Year 2 – Dip HE:- Child Development 2; The Impact of Early Childhood Experiences on Adolescence; Research Methods 2; Recognising and Challenging Discrimination; Play and Childhood; Care and Control; Providing a Curriculum for Life; Principles and Foundations of Health Promotion; Working in Partnership; Contemporary Issues; Rural-Urban Divide; Specialist Provision; Optional elective modules available on request.
Year 3 – BA:- Legislation and Childhood; Issues of Risk; Doing a Literature Review; Ethical Issues; Applied Social Research; Health Improvement and the New Public Health; The Acquisition of Language; Issues of Work and Leisure; Alcohol and Drugs; Introduction to Effective Management and Leadership; Learning in the Classroom; Promoting and Enhancing Parenting; Optional elective modules available on request.

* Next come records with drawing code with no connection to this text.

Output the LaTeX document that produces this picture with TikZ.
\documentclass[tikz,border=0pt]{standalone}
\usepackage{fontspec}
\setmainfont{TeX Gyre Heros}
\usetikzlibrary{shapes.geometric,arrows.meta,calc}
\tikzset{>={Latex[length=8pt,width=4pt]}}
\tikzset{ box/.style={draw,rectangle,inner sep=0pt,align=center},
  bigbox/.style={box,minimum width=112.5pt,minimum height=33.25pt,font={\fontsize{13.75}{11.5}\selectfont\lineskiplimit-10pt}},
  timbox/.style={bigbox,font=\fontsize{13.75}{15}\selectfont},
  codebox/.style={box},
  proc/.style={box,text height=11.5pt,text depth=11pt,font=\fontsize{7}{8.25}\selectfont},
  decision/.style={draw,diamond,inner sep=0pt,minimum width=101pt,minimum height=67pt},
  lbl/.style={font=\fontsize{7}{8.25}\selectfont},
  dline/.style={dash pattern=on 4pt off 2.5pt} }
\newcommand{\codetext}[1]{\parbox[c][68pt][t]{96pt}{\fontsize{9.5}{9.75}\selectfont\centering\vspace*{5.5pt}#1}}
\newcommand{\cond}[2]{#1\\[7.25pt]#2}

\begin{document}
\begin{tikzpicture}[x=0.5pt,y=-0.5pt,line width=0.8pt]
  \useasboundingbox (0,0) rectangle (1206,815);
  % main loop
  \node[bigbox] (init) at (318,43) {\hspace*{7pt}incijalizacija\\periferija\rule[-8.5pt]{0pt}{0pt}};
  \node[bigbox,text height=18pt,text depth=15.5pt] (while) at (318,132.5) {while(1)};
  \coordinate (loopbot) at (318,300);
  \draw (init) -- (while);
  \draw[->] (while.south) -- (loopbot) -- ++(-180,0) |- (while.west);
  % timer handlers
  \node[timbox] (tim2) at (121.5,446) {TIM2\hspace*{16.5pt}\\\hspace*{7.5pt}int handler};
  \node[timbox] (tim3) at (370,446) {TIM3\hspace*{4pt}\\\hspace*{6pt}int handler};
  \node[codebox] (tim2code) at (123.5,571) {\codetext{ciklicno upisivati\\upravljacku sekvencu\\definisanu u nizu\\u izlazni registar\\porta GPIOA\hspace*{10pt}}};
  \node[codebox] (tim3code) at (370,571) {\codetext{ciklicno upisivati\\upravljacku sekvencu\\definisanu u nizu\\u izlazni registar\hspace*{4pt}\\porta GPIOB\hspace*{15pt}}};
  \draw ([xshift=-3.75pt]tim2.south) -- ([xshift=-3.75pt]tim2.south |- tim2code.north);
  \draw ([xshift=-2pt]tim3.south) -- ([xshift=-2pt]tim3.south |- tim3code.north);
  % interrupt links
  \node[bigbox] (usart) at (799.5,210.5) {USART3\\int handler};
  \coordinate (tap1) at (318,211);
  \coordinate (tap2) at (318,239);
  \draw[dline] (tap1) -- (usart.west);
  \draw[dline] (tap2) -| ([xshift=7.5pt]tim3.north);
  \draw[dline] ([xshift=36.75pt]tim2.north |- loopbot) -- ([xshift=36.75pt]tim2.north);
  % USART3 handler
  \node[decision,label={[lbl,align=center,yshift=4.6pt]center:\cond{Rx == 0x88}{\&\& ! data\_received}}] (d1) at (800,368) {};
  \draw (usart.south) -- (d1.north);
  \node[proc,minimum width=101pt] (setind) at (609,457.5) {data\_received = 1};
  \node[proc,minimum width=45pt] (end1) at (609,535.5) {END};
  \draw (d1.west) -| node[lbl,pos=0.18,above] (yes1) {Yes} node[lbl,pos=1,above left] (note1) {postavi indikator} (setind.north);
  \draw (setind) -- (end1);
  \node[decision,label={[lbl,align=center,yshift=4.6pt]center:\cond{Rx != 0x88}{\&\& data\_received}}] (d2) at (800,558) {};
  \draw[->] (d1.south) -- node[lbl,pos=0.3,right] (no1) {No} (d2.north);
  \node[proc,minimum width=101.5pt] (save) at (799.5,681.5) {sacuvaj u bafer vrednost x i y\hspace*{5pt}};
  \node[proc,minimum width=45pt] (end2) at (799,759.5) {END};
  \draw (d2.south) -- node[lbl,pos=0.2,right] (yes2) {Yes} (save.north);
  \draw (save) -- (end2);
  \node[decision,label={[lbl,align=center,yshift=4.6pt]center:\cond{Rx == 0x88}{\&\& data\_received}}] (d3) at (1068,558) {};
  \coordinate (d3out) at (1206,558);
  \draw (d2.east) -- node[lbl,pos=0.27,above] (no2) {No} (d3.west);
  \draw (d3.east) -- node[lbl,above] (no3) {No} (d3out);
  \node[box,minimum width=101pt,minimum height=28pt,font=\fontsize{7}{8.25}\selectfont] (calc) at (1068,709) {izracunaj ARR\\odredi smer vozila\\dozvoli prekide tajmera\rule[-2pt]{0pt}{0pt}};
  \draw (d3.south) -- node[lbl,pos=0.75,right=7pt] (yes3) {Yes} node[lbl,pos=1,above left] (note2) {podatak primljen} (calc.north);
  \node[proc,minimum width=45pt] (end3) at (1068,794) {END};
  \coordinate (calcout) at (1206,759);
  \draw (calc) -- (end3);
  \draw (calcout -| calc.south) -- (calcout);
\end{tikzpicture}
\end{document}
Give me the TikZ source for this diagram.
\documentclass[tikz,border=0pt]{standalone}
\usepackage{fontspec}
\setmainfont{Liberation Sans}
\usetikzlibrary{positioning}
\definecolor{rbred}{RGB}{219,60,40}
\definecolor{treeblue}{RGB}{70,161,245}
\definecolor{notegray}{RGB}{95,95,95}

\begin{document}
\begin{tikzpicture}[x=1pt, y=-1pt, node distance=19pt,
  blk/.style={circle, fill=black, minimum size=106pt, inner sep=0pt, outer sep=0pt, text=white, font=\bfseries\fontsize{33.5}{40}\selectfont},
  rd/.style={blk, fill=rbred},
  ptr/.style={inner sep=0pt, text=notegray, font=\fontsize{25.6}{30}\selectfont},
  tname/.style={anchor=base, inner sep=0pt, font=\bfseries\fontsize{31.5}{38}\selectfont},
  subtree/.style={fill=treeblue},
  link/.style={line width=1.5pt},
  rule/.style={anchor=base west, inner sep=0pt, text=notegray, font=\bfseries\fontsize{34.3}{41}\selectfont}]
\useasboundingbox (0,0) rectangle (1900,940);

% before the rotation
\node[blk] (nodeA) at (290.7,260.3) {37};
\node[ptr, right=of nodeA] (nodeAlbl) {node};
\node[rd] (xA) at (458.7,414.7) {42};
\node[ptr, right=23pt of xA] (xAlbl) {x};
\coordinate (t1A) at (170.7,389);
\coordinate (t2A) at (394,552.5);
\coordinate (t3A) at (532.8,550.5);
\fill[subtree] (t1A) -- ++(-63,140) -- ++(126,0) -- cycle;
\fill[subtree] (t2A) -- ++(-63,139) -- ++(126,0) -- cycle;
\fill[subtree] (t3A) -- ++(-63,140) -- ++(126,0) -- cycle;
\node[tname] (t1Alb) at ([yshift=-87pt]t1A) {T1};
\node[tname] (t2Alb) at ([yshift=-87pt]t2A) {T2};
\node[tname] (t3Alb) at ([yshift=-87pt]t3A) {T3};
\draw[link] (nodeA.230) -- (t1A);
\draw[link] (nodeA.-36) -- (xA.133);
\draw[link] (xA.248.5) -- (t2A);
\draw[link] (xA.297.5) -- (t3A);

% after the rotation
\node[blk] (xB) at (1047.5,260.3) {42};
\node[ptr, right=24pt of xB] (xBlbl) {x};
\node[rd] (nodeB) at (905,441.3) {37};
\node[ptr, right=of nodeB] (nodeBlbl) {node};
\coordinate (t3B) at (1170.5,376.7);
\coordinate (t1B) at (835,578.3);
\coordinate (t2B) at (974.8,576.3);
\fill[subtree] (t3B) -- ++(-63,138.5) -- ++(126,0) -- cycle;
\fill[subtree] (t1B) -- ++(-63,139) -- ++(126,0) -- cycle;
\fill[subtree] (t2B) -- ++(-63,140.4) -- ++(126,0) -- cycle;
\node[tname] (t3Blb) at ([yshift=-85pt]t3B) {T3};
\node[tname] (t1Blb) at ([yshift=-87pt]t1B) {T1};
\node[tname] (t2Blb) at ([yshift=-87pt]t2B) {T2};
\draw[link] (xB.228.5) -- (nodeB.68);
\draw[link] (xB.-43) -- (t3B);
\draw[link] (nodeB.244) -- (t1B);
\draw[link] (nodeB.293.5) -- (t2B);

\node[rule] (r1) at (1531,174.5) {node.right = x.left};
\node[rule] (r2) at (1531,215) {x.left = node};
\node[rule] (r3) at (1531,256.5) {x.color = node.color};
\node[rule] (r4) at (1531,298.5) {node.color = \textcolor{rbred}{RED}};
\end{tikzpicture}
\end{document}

Year 4 – BA (Hons):- Comparative Childcare 1; Dissertation [DOUBLE]; Comparative Childcare 2; Professional Issues 1; Professional Issues 2; Comparative Health Studies; Developmental Disorders; Understanding Crime, Culture and Society; Abnormal Psychology; Social Inclusion/Exclusion, Issues and Debates; Disability and Society; Optional elective modules available on request.
The interview lasted almost 90 minutes and I was struggling at times to come across as an articulate and intelligent individual. I was open and honest about my mental health problems but it didn’t seem to be an issue for the head of department who was interviewing me. Most of the course I can study at home but will have to go into the local college for important seminars and to sit exams twice a year. This is so exciting and so scary, will I be able to do it?
Now for the bad news, I am still feeling extremely suicidal and today when I collected my weekly prescription I just wanted to take the whole lot of it. But I had sent a text to my mum saying I was accepted onto the course and I have the comedy gig that I’ve so been looking forward to tomorrow night and my Mum wants to take me for lunch on Saturday to celebrate me getting onto the course.
Why oh why do these feelings of utter shittiness still have to be swirling around my head? I have an opportunity here now, something to really better my life and lead me to a career that I know I would love, so why the fuck do I keep hearing those little voices chitter chattering away ‘just do it’ ‘just take them’ ‘just end it’ ???
Well I wanted to make this a really good news post but as always there has to be an element of crappiness as well. But yeah, somewhere deep down I’m proud of myself. I wasn’t sure if I could convince them to give me a place and I’ve got what I set out to get. Everyone is so proud of me and I guess I owe it to them to try and be proud of myself as well.